Leavenworth home when it was Echo Hill Farm House.
Photo courtesy of C. Myers.

The early bunkhouses for lumbermen were small with dirt floors. Their later living quarters were usually in a larger building.

The ground floor contained a room for the cook (who could be a woman, as in the case of my great-great-grandmother Charlotte Ingram Leavenworth), and a dining room.

Meals were served on long board tables, and the crew were only allowed in the room at meal time. A “men’s room” was at the end of the room where the crew could relax, read, grind their axes, or tell stories in the evening.

A ladder went to the attic where there were tiers of bunks for sleeping. A one story log building was used as a barn for the horses and a storehouse for hay and oats.

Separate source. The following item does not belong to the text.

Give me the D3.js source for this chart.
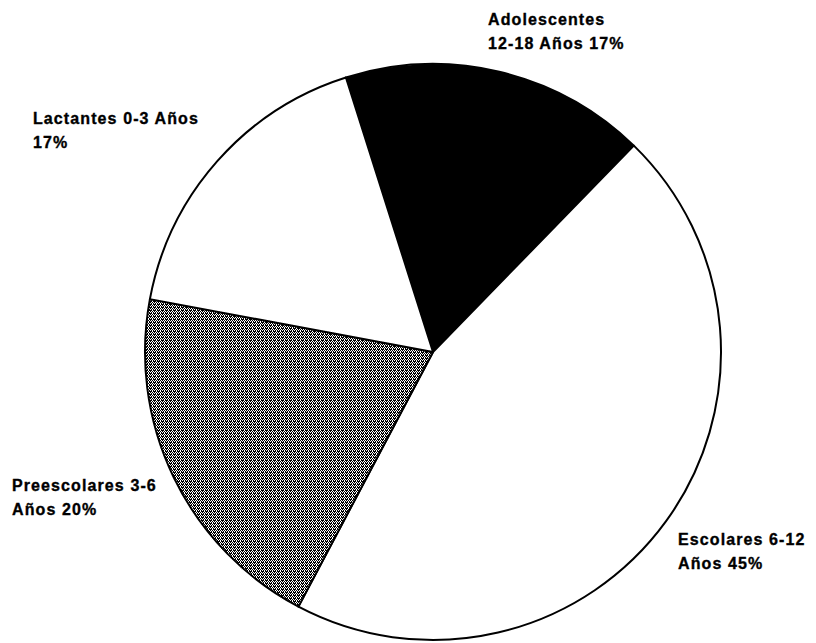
<!DOCTYPE html>
<html>
<head>
<meta charset="utf-8">
<script src="https://cdn.jsdelivr.net/npm/d3@7"></script>
<style>
html,body{margin:0;padding:0;background:#fff;}
svg{display:block;}
text{font-family:"Liberation Sans",Arial,sans-serif;font-weight:bold;font-size:16px;letter-spacing:1.1px;fill:#000;stroke:#000;stroke-width:0.35px;}
</style>
</head>
<body>
<svg id="chart" width="816" height="643"></svg>
<script>
const categories = ["Adolescentes", "Escolares", "Preescolares", "Lactantes"];
const values = [17, 45, 20, 17];
const labelLines = [
  ["Adolescentes", "12-18 Años 17%"],
  ["Escolares 6-12", "Años 45%"],
  ["Preescolares 3-6", "Años 20%"],
  ["Lactantes 0-3 Años", "17%"]
];
const fills = ["#000", "#fff", "url(#dither)", "#fff"];
const labelPos = [[488, 25], [678, 545], [12, 491], [33, 124]];

const svg = d3.select("#chart");
const defs = svg.append("defs");
const pat = defs.append("pattern").attr("id", "dither").attr("patternUnits", "userSpaceOnUse")
  .attr("width", 4).attr("height", 3);
pat.append("rect").attr("width", 4).attr("height", 3).attr("fill", "#fff");
pat.append("rect").attr("x", 0).attr("y", 0).attr("width", 3).attr("height", 1).attr("fill", "#000");
pat.append("rect").attr("x", 1).attr("y", 1).attr("width", 1).attr("height", 1).attr("fill", "#000");
pat.append("rect").attr("x", 3).attr("y", 1).attr("width", 1).attr("height", 1).attr("fill", "#000");
pat.append("rect").attr("x", 0).attr("y", 2).attr("width", 1).attr("height", 1).attr("fill", "#000");
pat.append("rect").attr("x", 2).attr("y", 2).attr("width", 1).attr("height", 1).attr("fill", "#000");

const cx = 433, cy = 352, r = 288;
const start = -17.6 * Math.PI / 180;
const pie = d3.pie().sort(null).value(d => d).startAngle(start).endAngle(start + 2 * Math.PI);
const arc = d3.arc().innerRadius(0).outerRadius(r);
const g = svg.append("g").attr("transform", `translate(${cx},${cy})`);
g.selectAll("path").data(pie(values)).join("path")
  .attr("d", arc)
  .attr("fill", (d, i) => fills[i])
  .attr("stroke", "#000")
  .attr("stroke-width", 2)
  .attr("stroke-linejoin", "round");

const lab = svg.append("g");
labelLines.forEach((lines, i) => {
  const t = lab.append("text").attr("x", labelPos[i][0]).attr("y", labelPos[i][1]);
  lines.forEach((l, j) => {
    t.append("tspan").attr("x", labelPos[i][0]).attr("dy", j === 0 ? 0 : 24).text(l);
  });
});
</script>
</body>
</html>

In the above photo of the Leavenworth home, the larger building on the right (which is no longer there) and the small one story building in front, seem to match the description of the loggers’ living quarters just mentioned.

When it was in use, the first floor of the larger building (on the right) was the family’s summer kitchen and the upstairs was the servant quarters.—Louise Austin Smith.

Source: Fox, William Freeman, A History of the Lumber Industry in the State of New York, published in the Sixth Annual Report of the New York Forest, Fish, and Game Commission, 1901. —The Mill on Halfway Brook, p. 42.

An 1896 photo of the Leavenworth home does not include the two story building on the right. When I wrote “The Mill on Halfway Brook,” I had thought that at least the small one-story building might have been the early bunkhouse, but I am not so sure of that now. There would need to be more research.—Louise, April 2015.